The next few years pass so quickly in a blur of rebellion and pushing boundaries; homework and tests; friends and not friends and boyfriends and girlfriends. They're starting out on their own path now, their own ordinary journey, living their life and trying to separate from you, until "Can I borrow the car?" or "Where's my birth certificate?" or "What's a security deposit?" and suddenly they need you again, if only for a moment or two. There's the big stuff - moving out, going to uni or college or starting a full time job. Maybe finding someone they want to share their lives with, maybe phoning you in tears because they've had their heart broken. Their lives are their own, and though they may still hug you and ring for a chat, they no longer cling to your hand as you walk out of the front door and into the world, and they will never again need you in the same way as they once did.
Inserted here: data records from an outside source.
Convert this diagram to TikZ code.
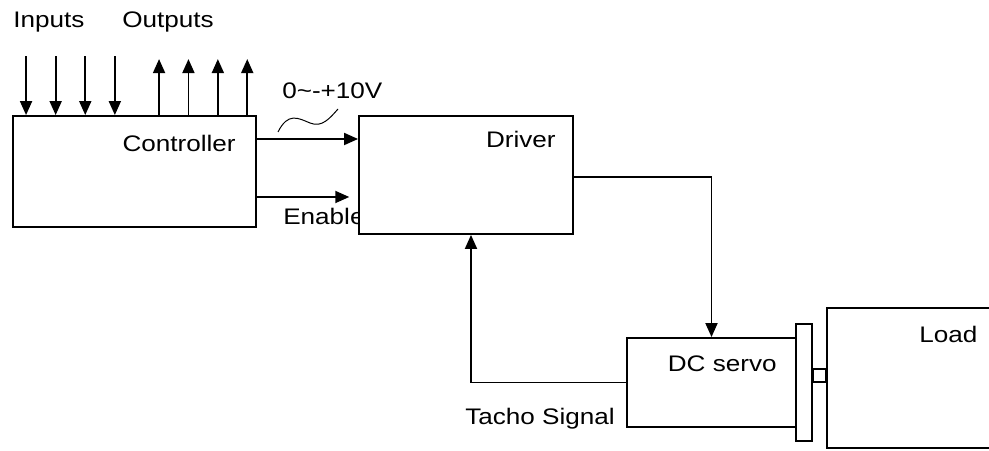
\documentclass[tikz,border=0pt]{standalone}
\usepackage{fontspec}
\setmainfont{Liberation Sans}[FakeStretch=1.16]
\usetikzlibrary{arrows.meta, positioning, calc}
\tikzset{
	blockbox/.style={draw, line width=1.3pt, fill=white, inner sep=0pt},
	flowarr/.style={-{Triangle[length=0.35cm, width=0.3cm]}, line width=1.3pt},
	txtlbl/.style={font=\fontsize{16}{19}\selectfont, inner sep=0pt},
}
\begin{document}
\begin{tikzpicture}[x=0.025cm, y=-0.025cm]
	\useasboundingbox (0,0) rectangle (989,451);
	\clip (0,0) rectangle (989,451);
	% free labels
	\node[txtlbl, anchor=base west] (inlbl) at (13,28) {Inputs};
	\node[txtlbl, anchor=base west] (outlbl) at (122,28) {Outputs};
	\node[txtlbl, anchor=base west] (vlbl) at (282,99) {0\textasciitilde-+10V};
	\node[txtlbl, anchor=base west] (enlbl) at (283,225) {Enable};
	\node[txtlbl, anchor=base west] (tacholbl) at (465,425) {Tacho Signal};
	% blocks
	\node[blockbox, minimum width=6.075cm, minimum height=2.775cm] (ctrl) at (134.5,171.5) {};
	\node[blockbox, minimum width=5.35cm, minimum height=2.95cm] (drv) at (466,175) {};
	\node[blockbox, minimum width=4.225cm, minimum height=2.225cm] (srv) at (711.5,382.5) {};
	\node[blockbox, minimum width=0.4cm, minimum height=2.925cm] (flange) at (804,382.5) {};
	\node[blockbox, minimum width=5cm, minimum height=3.5cm] (load) at (927,378) {};
	\draw[line width=1.3pt] (flange.east |- 0,369) rectangle (load.west |- 0,382);
	\node[txtlbl, anchor=base east] (ctrltxt) at ($(ctrl.north east)+(-21,36)$) {Controller};
	\node[txtlbl, anchor=base east] (drvtxt) at ($(drv.north east)+(-18,32)$) {Driver};
	\node[txtlbl, anchor=base east] (srvtxt) at ($(srv.north east)+(-20,34)$) {DC servo};
	\node[txtlbl, anchor=base west] (loadtxt) at ($(load.north west)+(93,35)$) {Load};
	% inputs and outputs
	\foreach \i in {0,...,3} {
		\coordinate (in\i) at ($(ctrl.north west)+(14+29.6*\i,-59)$);
		\draw[flowarr] (in\i) -- (in\i |- ctrl.north);
		\coordinate (out\i) at ($(ctrl.north west)+(147+29.4*\i,-56)$);
		\draw[flowarr] (out\i |- ctrl.north) -- (out\i);
	}
	% signals
	\coordinate (sig) at (0,139);
	\coordinate (en) at (0,197);
	\coordinate (drvout) at (0,177);
	\coordinate (tk) at (471,0);
	\draw[flowarr] (ctrl.east |- sig) -- (drv.west |- sig);
	\draw[flowarr, shorten >=0.22cm] (ctrl.east |- en) -- (drv.west |- en);
	\draw[flowarr] (drv.east |- drvout) -| (srv.north);
	\draw[flowarr] (srv.west) -| (drv.south -| tk);
	\draw[line width=0.7pt] (278,132) .. controls (288,112) and (298,118) .. (310,123) .. controls (322,128) and (330,118) .. (338,109);
\end{tikzpicture}
\end{document}
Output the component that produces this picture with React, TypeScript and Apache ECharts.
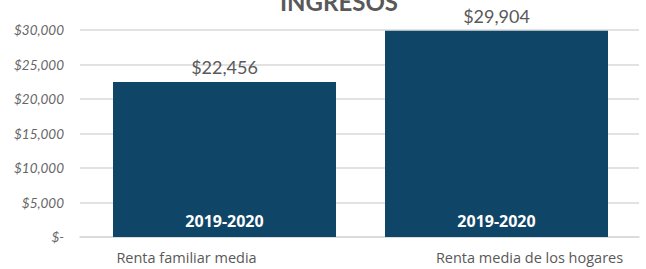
import React, { useEffect, useRef } from "react";
import * as echarts from "echarts";

const categories = ["Renta familiar media", "Renta media de los hogares"];
const values = [22456, 29904];
const periodLabels = ["2019-2020", "2019-2020"];
const titleText = "INGRESOS";
const yMin = 0;
const yMax = 30000;
const yStep = 5000;

const fmtMoney = (v: number) => (v === 0 ? "$-" : "$" + v.toLocaleString("en-US"));

export default function App() {
  const ref = useRef<HTMLDivElement>(null);
  useEffect(() => {
    document.body.style.margin = "0";
    const chart = echarts.init(ref.current!, null, { renderer: "svg" });
    chart.setOption({
      animation: false,
      textStyle: { fontFamily: "Lato" },
      title: {
        text: titleText,
        left: 334,
        top: -16,
        textAlign: "center",
        textStyle: { fontFamily: "Lato", fontWeight: "bold", fontSize: 24, color: "#595959" },
      },
      grid: [
        { left: 80, right: 7, top: 30, bottom: 32 },
        { left: 88.5, right: 13.5, top: 30, bottom: 32 },
      ],
      xAxis: [
        {
          type: "category",
          gridIndex: 0,
          data: categories,
          axisLine: { show: true, lineStyle: { color: "#d9d9d9", width: 1.5 } },
          axisTick: { show: false },
          axisLabel: { show: false },
        },
        {
          type: "category",
          gridIndex: 1,
          data: categories,
          axisLine: { show: false },
          axisTick: { show: false },
          axisLabel: {
            margin: 13,
            fontSize: 14.5,
            color: "#595959",
            formatter: (v: string) => (v === categories[0] ? "{a|" + v + "}" : "{b|" + v + "}"),
            rich: {
              a: { fontSize: 14.5, color: "#595959", fontFamily: "Open Sans", padding: [0, 76, 0, 0] },
              b: { fontSize: 14.5, color: "#595959", fontFamily: "Open Sans", padding: [0, 0, 0, 66] },
            },
          },
        },
      ],
      yAxis: [
        {
          type: "value",
          gridIndex: 0,
          min: yMin,
          max: yMax,
          interval: yStep,
          axisLine: { show: false },
          axisTick: { show: false },
          splitLine: { lineStyle: { color: "#d9d9d9", width: 1.5 } },
          axisLabel: {
            margin: 16,
            fontSize: 13.5,
            fontStyle: "italic",
            color: "#666666",
            formatter: (v: number) => fmtMoney(v),
          },
        },
        {
          type: "value",
          gridIndex: 1,
          min: yMin,
          max: yMax,
          interval: yStep,
          axisLine: { show: false },
          axisTick: { show: false },
          splitLine: { show: false },
          axisLabel: { show: false },
        },
      ],
      series: [
        {
          type: "bar",
          xAxisIndex: 1,
          yAxisIndex: 1,
          data: values,
          barWidth: 223,
          itemStyle: { color: "#0f4566" },
          label: {
            show: true,
            position: "top",
            distance: 6,
            fontSize: 18,
            color: "#595959",
            formatter: (p: any) => fmtMoney(p.value),
          },
        },
        {
          type: "bar",
          xAxisIndex: 1,
          yAxisIndex: 1,
          data: values,
          barWidth: 223,
          barGap: "-100%",
          itemStyle: { color: "transparent" },
          label: {
            show: true,
            position: "insideBottom",
            distance: 8,
            fontSize: 16,
            fontWeight: "bold",
            color: "#ffffff",
            fontFamily: "Open Sans",
            formatter: (p: any) => periodLabels[p.dataIndex],
          },
        },
      ],
    });
    return () => chart.dispose();
  }, []);
  return <div ref={ref} style={{ width: 646, height: 269 }} />;
}
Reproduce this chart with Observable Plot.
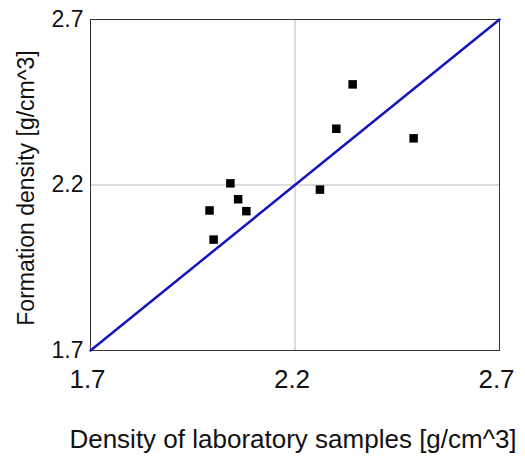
<!DOCTYPE html>
<html>
<head>
<meta charset="utf-8">
<script src="https://cdn.jsdelivr.net/npm/d3@7"></script>
<script src="https://cdn.jsdelivr.net/npm/@observablehq/plot@0.6"></script>
<style>
  html, body { margin: 0; padding: 0; background: #fff; }
  #chart svg { display: block; }
</style>
</head>
<body>
<div id="chart"></div>
<script>
// Density of laboratory samples (x) vs formation density (y), g/cm^3
const labDensity = [2.042, 2.061, 1.991, 2.081, 2.001, 2.261, 2.301, 2.341, 2.490];
const formationDensity = [2.205, 2.157, 2.123, 2.121, 2.035, 2.186, 2.370, 2.504, 2.341];
const ticks = [1.7, 2.2, 2.7];
const identityLine = [1.7, 2.7];
const xTitle = "Density of laboratory samples [g/cm^3]";
const yTitle = "Formation density [g/cm^3]";

const samples = labDensity.map((x, i) => ({x, y: formationDensity[i]}));
const font = "'Liberation Sans', Arial, Helvetica, sans-serif";

const chart = Plot.plot({
  width: 525,
  height: 456,
  marginLeft: 90,
  marginRight: 26,
  marginTop: 19,
  marginBottom: 106,
  style: {fontFamily: font, background: "#fff", color: "#111"},
  x: {domain: [1.7, 2.7], ticks},
  y: {domain: [1.7, 2.7], ticks},
  marks: [
    Plot.gridX([2.2], {stroke: "#b8b8b8", strokeOpacity: 1, strokeWidth: 1}),
    Plot.gridY([2.2], {stroke: "#b8b8b8", strokeOpacity: 1, strokeWidth: 1}),
    Plot.frame({stroke: "#333", strokeWidth: 1}),
    Plot.axisX(ticks, {tickSize: 0, tickPadding: 19, fontSize: 26, dx: -3, label: null, tickFormat: d3.format(".1f"), fill: "#111"}),
    Plot.axisY(ticks, {tickSize: 0, tickPadding: 7, fontSize: 23, label: null, tickFormat: d3.format(".1f"), fill: "#111"}),
    Plot.line(identityLine, {x: d => d, y: d => d, stroke: "#1414c0", strokeWidth: 2.5}),
    Plot.dot(samples, {x: "x", y: "y", symbol: "square", r: 4.8, fill: "#000", stroke: "none"}),
    Plot.text([xTitle], {frameAnchor: "bottom", text: d => d, dy: 89, dx: -2, fontSize: 26, textAnchor: "middle", lineAnchor: "middle", fill: "#111"}),
    Plot.text([yTitle], {frameAnchor: "left", text: d => d, dx: -64, dy: 3, rotate: -90, fontSize: 23, textAnchor: "middle", lineAnchor: "middle", fill: "#111"})
  ]
});
document.getElementById("chart").appendChild(chart);
</script>
</body>
</html>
Sometimes, in a quiet moment, you think back to those days of non stop chattering and school pick ups followed by sandwiches in the car before swimming lessons and then a quick supper before bed. You remember the intensity of their grief when the class guinea pig died and they emerged from the classroom, wide eyed and slightly panic-y as they told you about it, cheeks wet with tears, words tumbling out in the wrong order. You remember the feeling of holding them close and feeling their warm breath against your shoulder and the smell of their soft hair as you held them while they cried.
But when you are a parent whose toddler never toddled, whose ten year old never walked home from school with friends, whose teenager never rolled their eyes at you reminding them about homework - it's hard to believe that you're on that same path. It has different scenery, different pit stops, different companions. The experiences, the worries, the details - the journey that you're travelling feels a million miles away from ordinary.